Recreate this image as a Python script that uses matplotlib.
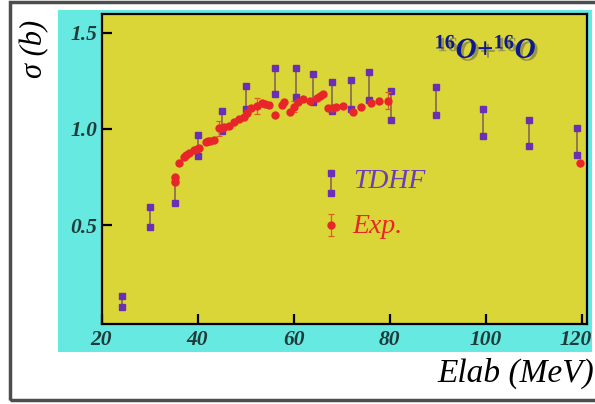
import matplotlib
matplotlib.use('Agg')
import matplotlib.pyplot as plt
import matplotlib.patheffects as pe
import matplotlib.transforms as mtransforms
from matplotlib.patches import Rectangle

# TDHF: energy and the two ends of each calculated range
tdhf_e = [24.3, 30.2, 35.3, 40.1, 45.0, 50.1, 56.2, 60.6, 64.0, 68.1, 72.0, 75.8,
          80.3, 89.7, 99.4, 109.1, 119.0]
tdhf_hi = [0.129, 0.592, 0.740, 0.968, 1.094, 1.224, 1.314, 1.314, 1.285, 1.245,
           1.254, 1.297, 1.198, 1.219, 1.101, 1.046, 1.003]
tdhf_lo = [0.075, 0.488, 0.613, 0.859, 0.989, 1.103, 1.179, 1.167, 1.141, 1.092,
           1.101, 1.150, 1.046, 1.072, 0.962, 0.911, 0.864]

# experimental points
exp_e = [35.3, 35.3, 36.2, 37.2, 37.7, 38.2, 39.3, 39.8, 40.3, 41.7, 42.2, 42.7, 43.4,
         44.4, 45.0, 45.5, 46.5, 47.5, 48.6, 49.6, 50.3, 51.2, 52.4, 53.4, 54.1,
         54.8, 56.2, 57.5, 58.1, 59.3, 60.0, 61.0, 62.0, 63.4, 64.8, 65.5, 66.2,
         67.2, 68.0, 68.9, 70.3, 72.4, 74.1, 76.2, 77.9, 79.6, 119.7]
exp_s = [0.751, 0.725, 0.821, 0.855, 0.862, 0.873, 0.890, 0.895, 0.899, 0.933, 0.936,
         0.938, 0.942, 1.003, 1.007, 1.011, 1.015, 1.037, 1.049, 1.063, 1.080, 1.108,
         1.118, 1.133, 1.128, 1.124, 1.070, 1.124, 1.141, 1.089, 1.115, 1.141, 1.153,
         1.146, 1.158, 1.170, 1.181, 1.106, 1.110, 1.115, 1.118, 1.089, 1.115, 1.133,
         1.146, 1.146, 0.821]
exp_err = [0, 0, 0, 0, 0, 0, 0, 0, 0, 0, 0, 0, 0,
           0.04, 0, 0, 0, 0, 0, 0, 0, 0, 0.04, 0, 0,
           0, 0, 0, 0, 0, 0.03, 0, 0, 0, 0, 0, 0,
           0, 0, 0, 0, 0, 0, 0, 0, 0.045, 0]

x_ticks = [20, 40, 60, 80, 100, 120]
y_ticks = [0.5, 1.0, 1.5]
y_labels = ['0.5', '1.0', '1.5']

yellow = '#dbd637'
cyan = '#66e9e0'
purple = '#6a2fb5'
red = '#e8262a'
tick_col = '#1f3c3c'

plt.rcParams['mathtext.fontset'] = 'custom'
plt.rcParams['mathtext.rm'] = 'Liberation Serif:bold'
plt.rcParams['mathtext.it'] = 'Liberation Serif:italic:bold'

W, H = 595, 404
fig = plt.figure(figsize=(W / 100, H / 100), dpi=100)

# cyan panel and outer frame
fig.add_artist(Rectangle((58 / W, (H - 352) / H), (592 - 58) / W, (352 - 10) / H,
                         transform=fig.transFigure, facecolor=cyan, edgecolor='none',
                         zorder=0))
fig.add_artist(Rectangle((10 / W, (H - 400) / H), 600 / W, 398 / H,
                         transform=fig.transFigure, facecolor='none',
                         edgecolor='#4d4d4d', linewidth=2.5, zorder=5))

ax = fig.add_axes([101.5 / W, (H - 324.3) / H, (587.3 - 101.5) / W, (324.3 - 14) / H])
ax.set_facecolor(yellow)
ax.set_xlim(20.6, 121.2)
ax.set_ylim(-0.016, 1.597)

ax.vlines(tdhf_e, tdhf_lo, tdhf_hi, color='#7d5e55', linewidth=1.1, zorder=2)
ax.plot(tdhf_e, tdhf_hi, 's', color=purple, markersize=5, zorder=3)
ax.plot(tdhf_e, tdhf_lo, 's', color=purple, markersize=5, zorder=3)

ax.errorbar(exp_e, exp_s, yerr=exp_err, fmt='o', color=red, markersize=5,
            ecolor='#d9601f', elinewidth=0.9, capsize=2, capthick=0.9, zorder=4)

tick_font = dict(fontfamily='Liberation Serif', fontstyle='italic',
                 fontweight='bold', fontsize=15.5, color=tick_col)
ax.set_xticks(x_ticks, [str(t) for t in x_ticks], **tick_font)
ax.set_yticks(y_ticks, y_labels, **tick_font)
ax.tick_params(direction='in', length=7, width=1.6, color='black',
               top=False, right=False)
ax.tick_params(axis='x', pad=4)
ax.tick_params(axis='y', pad=3)
for sp in ax.spines.values():
    sp.set_linewidth(1.6)
# the last x label sits a little left of its tick, as in the original
last = ax.get_xticklabels()[-1]
last.set_transform(last.get_transform() +
                   mtransforms.ScaledTranslation(-6 / 100, 0, fig.dpi_scale_trans))

# legend drawn by hand in axes coordinates
ax.plot([0.4724, 0.4724], [0.4241, 0.4886], color='#7d5e55', linewidth=1.1,
        transform=ax.transAxes)
ax.plot([0.4724, 0.4724], [0.4241, 0.4886], 's', color=purple, markersize=5,
        transform=ax.transAxes)
ax.text(0.5177, 0.4586, 'TDHF', transform=ax.transAxes, color='#6b3dbb',
        fontsize=20, fontfamily='Liberation Serif', fontstyle='italic',
        va='center', ha='left')
ax.errorbar([0.4724], [0.32], yerr=[0.036], fmt='o', color=red, markersize=5,
            ecolor='#d9601f', elinewidth=0.9, capsize=2, capthick=0.9,
            transform=ax.transAxes)
ax.text(0.5156, 0.315, 'Exp.', transform=ax.transAxes, color=red,
        fontsize=20, fontfamily='Liberation Serif', fontstyle='italic',
        va='center', ha='left')

ax.text(0.685, 0.885, r'$^{16}$O+$^{16}$O', transform=ax.transAxes, color='#0b1a8f',
        fontsize=21, fontfamily='Liberation Serif', fontstyle='italic',
        fontweight='bold', ha='left', va='center',
        path_effects=[pe.SimplePatchShadow(offset=(2, -2), shadow_rgbFace='#555555',
                                           alpha=0.5), pe.Normal()])

fig.text(35 / W, (H - 49) / H, 'σ (b)', rotation=90, ha='center', va='center',
         fontsize=22, fontfamily='Liberation Serif', fontstyle='italic')
fig.text(594 / W, (H - 373) / H, 'Elab (MeV)', ha='right', va='center',
         fontsize=24, fontfamily='Liberation Serif', fontstyle='italic')

fig.savefig('out.png', dpi=100)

#### WHAT IS BEING ASKED:
Exactly restate the lines from the beginning of the data through the line with "from matplotlib.patches import Rectangle", and no others, keeping pictures out.

#### SOLUTION FOR THIS TASK:
Recreate this image as a Python script that uses matplotlib.
import matplotlib
matplotlib.use('Agg')
import matplotlib.pyplot as plt
import matplotlib.patheffects as pe
import matplotlib.transforms as mtransforms
from matplotlib.patches import Rectangle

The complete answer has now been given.